January 20, 2004
2 min read
Save

Recutting LASIK flaps should be avoided, surgeons say

Lifting the flap should be preferred to recutting the flap for enhancement after primary LASIK, a group of U.S. surgeons said after an analysis of surgical results.

Roy S. Rubinfeld, MD, and colleagues from several centers analyzed case histories of patients who developed serious complications after recutting LASIK flaps. Case histories, refractions, corneal topographies, slit-lamp photographs and measurements of uncorrected and best corrected visual acuity after recutting LASIK flaps were collected.

The authors identified 12 eyes of 12 patients that developed significant complications following recutting for enhancement. The mean age of the patients was 37.8 at the time of initial LASIK surgery. Mean preop spherical equivalent was –6.23 D, with a range of –3.75 D to –9 D, in 10 myopic eyes and +4.69 D, with a range of +3.5 D to +5.88 D, in two hyperopic eyes.
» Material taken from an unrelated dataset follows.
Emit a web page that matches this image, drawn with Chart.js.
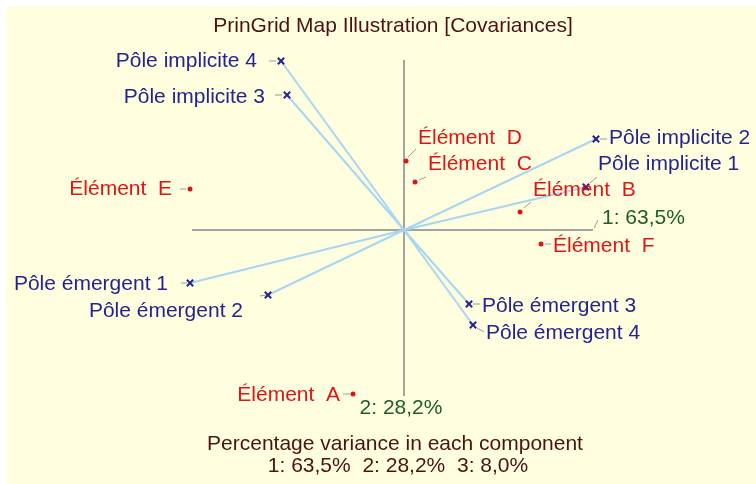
<!DOCTYPE html>
<html>
<head>
<meta charset="utf-8">
<script src="https://cdn.jsdelivr.net/npm/chart.js@4/dist/chart.umd.min.js"></script>
<style>
  body { margin: 0; background: #fff; }
  #wrap { position: absolute; left: 6px; top: 7px; width: 750px; height: 477px; background: #ffffe0; }
</style>
</head>
<body>
<div id="wrap"><canvas id="map" width="750" height="477"></canvas></div>
<script>
// component scores (component 1 = x, component 2 = y)
const implicitPoles = ["Pôle implicite 1", "Pôle implicite 2", "Pôle implicite 3", "Pôle implicite 4"];
const implicitX = [1.82, 1.92, -1.17, -1.23];
const implicitY = [0.43, 0.91, 1.35, 1.69];

const emergentPoles = ["Pôle émergent 1", "Pôle émergent 2", "Pôle émergent 3", "Pôle émergent 4"];
const emergentX = [-2.14, -1.36, 0.65, 0.69];
const emergentY = [-0.53, -0.65, -0.74, -0.95];

const elements = ["Élément  A", "Élément  B", "Élément  C", "Élément  D", "Élément  E", "Élément  F"];
const elementX = [-0.51, 1.16, 0.11, 0.02, -2.14, 1.37];
const elementY = [-1.64, 0.18, 0.48, 0.69, 0.41, -0.14];

const axis1 = [-2.12, 1.89];
const axis2 = [-1.66, 1.70];
const variance = ["63,5%", "28,2%", "8,0%"];

// label placement: [dx, dy, align, leader x1, y1, x2, y2] in px relative to the mark
const place = {
  "Pôle implicite 1": [12, -23, "left", 4, -4, 11, -10],
  "Pôle implicite 2": [13, -1, "left", 4, 0, 11, 0],
  "Pôle implicite 3": [-22, 2, "right", -12, 0, -5, 0],
  "Pôle implicite 4": [-24, 0, "right", -12, 0, -5, 0],
  "Pôle émergent 1": [-22, 1, "right", -9, 0, -3, 0],
  "Pôle émergent 2": [-25, 16, "right", -8, 1, -2, 0],
  "Pôle émergent 3": [13, 2, "left", 4, 0, 11, 0],
  "Pôle émergent 4": [13, 8, "left", 4, 3, 11, 7],
  "Élément  A": [-13, 1, "right", -10, 0, -3, 0],
  "Élément  B": [13, -22, "left", 4, -4, 11, -10],
  "Élément  C": [13, -18, "left", 4, -2, 11, -5],
  "Élément  D": [12, -23, "left", 2, -4, 10, -12],
  "Élément  E": [-18, 0, "right", -10, 0, -4, 0],
  "Élément  F": [12, 2, "left", 4, 0, 10, 0]
};

const font = "21px 'Liberation Sans', Arial, sans-serif";
const navy = "#24248e";
const red = "#e01414";
const lineBlue = "#a6d6f2";
const axisGrey = "#a3a3a3";
const textDark = "#4a1212";
const green = "#1d5e22";

const pts = (xs, ys) => xs.map((x, i) => ({ x: x, y: ys[i] }));

const datasets = [];
datasets.push({ data: pts(implicitX, implicitY), pointStyle: "crossRot", pointRadius: 4.5,
  borderColor: navy, borderWidth: 2, showLine: false, order: 0 });
datasets.push({ data: pts(emergentX, emergentY), pointStyle: "crossRot", pointRadius: 4.5,
  borderColor: navy, borderWidth: 2, showLine: false, order: 0 });
datasets.push({ data: pts(elementX, elementY), pointStyle: "circle", pointRadius: 2.5,
  backgroundColor: red, borderColor: red, borderWidth: 0, showLine: false, order: 0 });

implicitX.forEach((x, i) => {
  datasets.push({ data: [{ x: 0, y: 0 }, { x: x, y: implicitY[i] }], showLine: true,
    pointRadius: 0, borderColor: lineBlue, borderWidth: 2, order: 2 });
});
emergentX.forEach((x, i) => {
  datasets.push({ data: [{ x: 0, y: 0 }, { x: x, y: emergentY[i] }], showLine: true,
    pointRadius: 0, borderColor: lineBlue, borderWidth: 2, order: 2 });
});

datasets.push({ data: [{ x: axis1[0], y: 0 }, { x: axis1[1], y: 0 }], showLine: true,
  pointRadius: 0, borderColor: axisGrey, borderWidth: 2, order: 3 });
datasets.push({ data: [{ x: 0, y: axis2[0] }, { x: 0, y: axis2[1] }], showLine: true,
  pointRadius: 0, borderColor: axisGrey, borderWidth: 2, order: 3 });

const labelPlugin = {
  id: "labels",
  afterDatasetsDraw(chart) {
    const ctx = chart.ctx;
    const sx = chart.scales.x, sy = chart.scales.y;
    ctx.save();
    ctx.font = font;
    ctx.textBaseline = "middle";

    function label(name, x, y, color) {
      const p = place[name];
      const px = sx.getPixelForValue(x), py = sy.getPixelForValue(y);
      ctx.strokeStyle = "#9a9a9a";
      ctx.lineWidth = 1;
      ctx.beginPath();
      ctx.moveTo(px + p[3], py + p[4]);
      ctx.lineTo(px + p[5], py + p[6]);
      ctx.stroke();
      ctx.fillStyle = color;
      ctx.textAlign = p[2];
      ctx.fillText(name, px + p[0], py + p[1]);
    }
    implicitPoles.forEach((n, i) => label(n, implicitX[i], implicitY[i], navy));
    emergentPoles.forEach((n, i) => label(n, emergentX[i], emergentY[i], navy));
    elements.forEach((n, i) => label(n, elementX[i], elementY[i], red));

    // component axis labels
    const ax = sx.getPixelForValue(axis1[1]), ay = sy.getPixelForValue(0);
    ctx.strokeStyle = "#9a9a9a";
    ctx.beginPath();
    ctx.moveTo(ax + 1, ay - 2);
    ctx.lineTo(ax + 5, ay - 10);
    ctx.stroke();
    ctx.fillStyle = green;
    ctx.textAlign = "left";
    ctx.fillText("1: " + variance[0], ax + 9, ay - 12);
    const bx = sx.getPixelForValue(0), by = sy.getPixelForValue(axis2[0]);
    ctx.textAlign = "center";
    ctx.fillText("2: " + variance[1], bx - 3, by + 12);

    // title and footer
    ctx.fillStyle = textDark;
    ctx.fillText("PrinGrid Map Illustration [Covariances]", 387, 19);
    ctx.fillText("Percentage variance in each component", 389, 437);
    ctx.fillText("1: " + variance[0] + "  2: " + variance[1] + "  3: " + variance[2], 392, 459);
    ctx.restore();
  }
};

new Chart(document.getElementById("map"), {
  type: "scatter",
  data: { datasets: datasets },
  options: {
    responsive: false,
    animation: false,
    layout: { padding: 0, autoPadding: false },
    plugins: { legend: { display: false }, tooltip: { enabled: false } },
    scales: {
      x: { type: "linear", min: -3.98, max: 3.52, display: false },
      y: { type: "linear", min: -2.54, max: 2.23, display: false }
    }
  },
  plugins: [labelPlugin]
});
</script>
</body>
</html>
All patients had a preop BCVA of 20/20, normal pachymetry and symmetrical, unremarkable topographies before the initial surgery. BCVA postoperatively ranged from 20/20 to 20/25; mean spherical equivalent postop was 0.33 D. No eye lost more than 2 lines of BCVA postoperatively.

The microkeratome used in the initial surgery was used with a thicker plate in re-treatment of four eyes. Five eyes underwent re-treatment with the same microkeratome and the same plate thickness, and one eye was recut with a different microkeratome but same plate thickness. The remaining two eyes did not have complete data available.

After enhancement surgery, UCVA ranged from 20/30 to 20/400, the mean spherical equivalent increased to –0.49 D and the mean refractive cylinder was 1.48 D. Mean time between initial LASIK and enhancement was 11.5 months, with a range of 5.5 to 26 months.

After enhancement, seven eyes lost 2 or more lines of BCVA and all patients had visually significant complaints such as monocular diplopia, glare, loss of contrast sensitivity, ghosting and poor quality of vision.

“If lifting for enhancement is found to be generally preferable to recutting after future analysis in large multicenter prospective trials, there will still be indications for recutting when lifting is not possible,” the authors said in the December issue of Journal of Cataract & Refractive Surgery. Among the possible reasons for recutting are incomplete or thin initial flap, primary flap too small for subsequent hyperopic treatment, extensive healing of the initial flap, previous radial keratotomy surgery or previous recutting.